Sleep spared me last night, so after my restless movements woke my husband too many times, I slipped out of bed and into the darkened living room. Then, using only remnants of porch light streaming through the glass in our front door, I turned on the laptop and once again tackled that troublesome scene.
As I told my crit group, part of my problem stems from the setup: I have a "Character Alone Scene", a scenario Alton Gansky covered at last year's Blue Ridge Conference in his Writing the Tough Scenes class. As I understand it, unless some unseen terror is stalking a character, thus thrilling the reader, Alone Scenes need to be short. They simply lack the conflict and interaction needed to make them interesting. The character spends a lot of time thinking, and that tends to be dull. Don't believe me? Stop what you're doing and think for several minutes.

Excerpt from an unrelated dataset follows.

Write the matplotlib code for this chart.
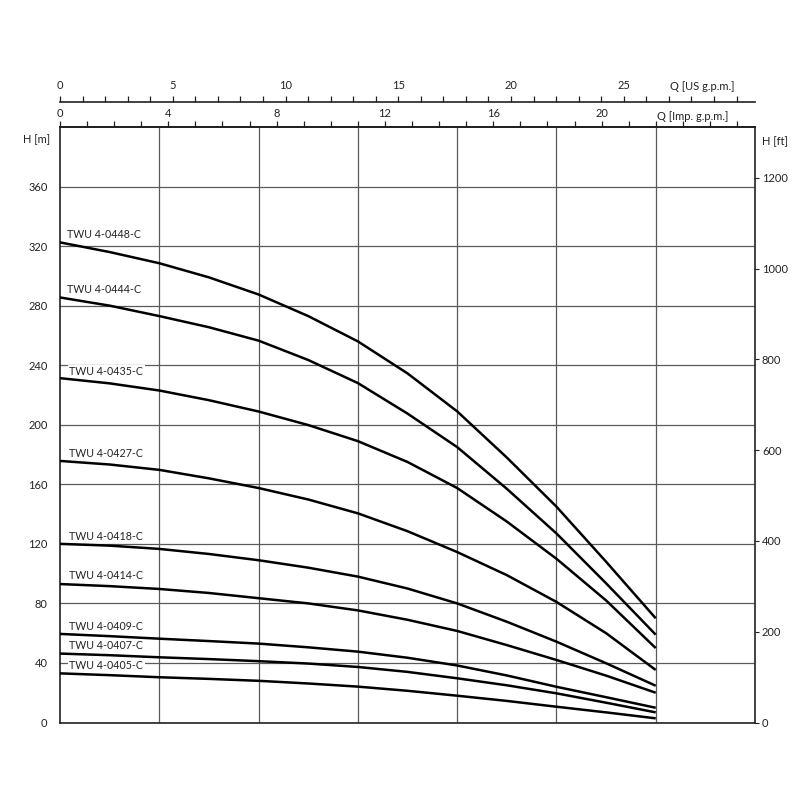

But the "Alone" part of the Character Alone Scene is the point I'm trying to make. This section is necessary, but something is interrupting the flow. So one by one, I checked each word and sentence, somewhat like Clark Griswold checked the lights he nailed to his roof in Christmas Vacation. A favorite of ours, by the way, as long as it's the television version. I deleted a word here and there, then rearranged a few lines, and finally, I settled on something that wouldn't keep me awake.
And it's still not right. Grrrr.
Did I mention this scene contains around five hundred words? It's crucial to the story line, so I have to get this right.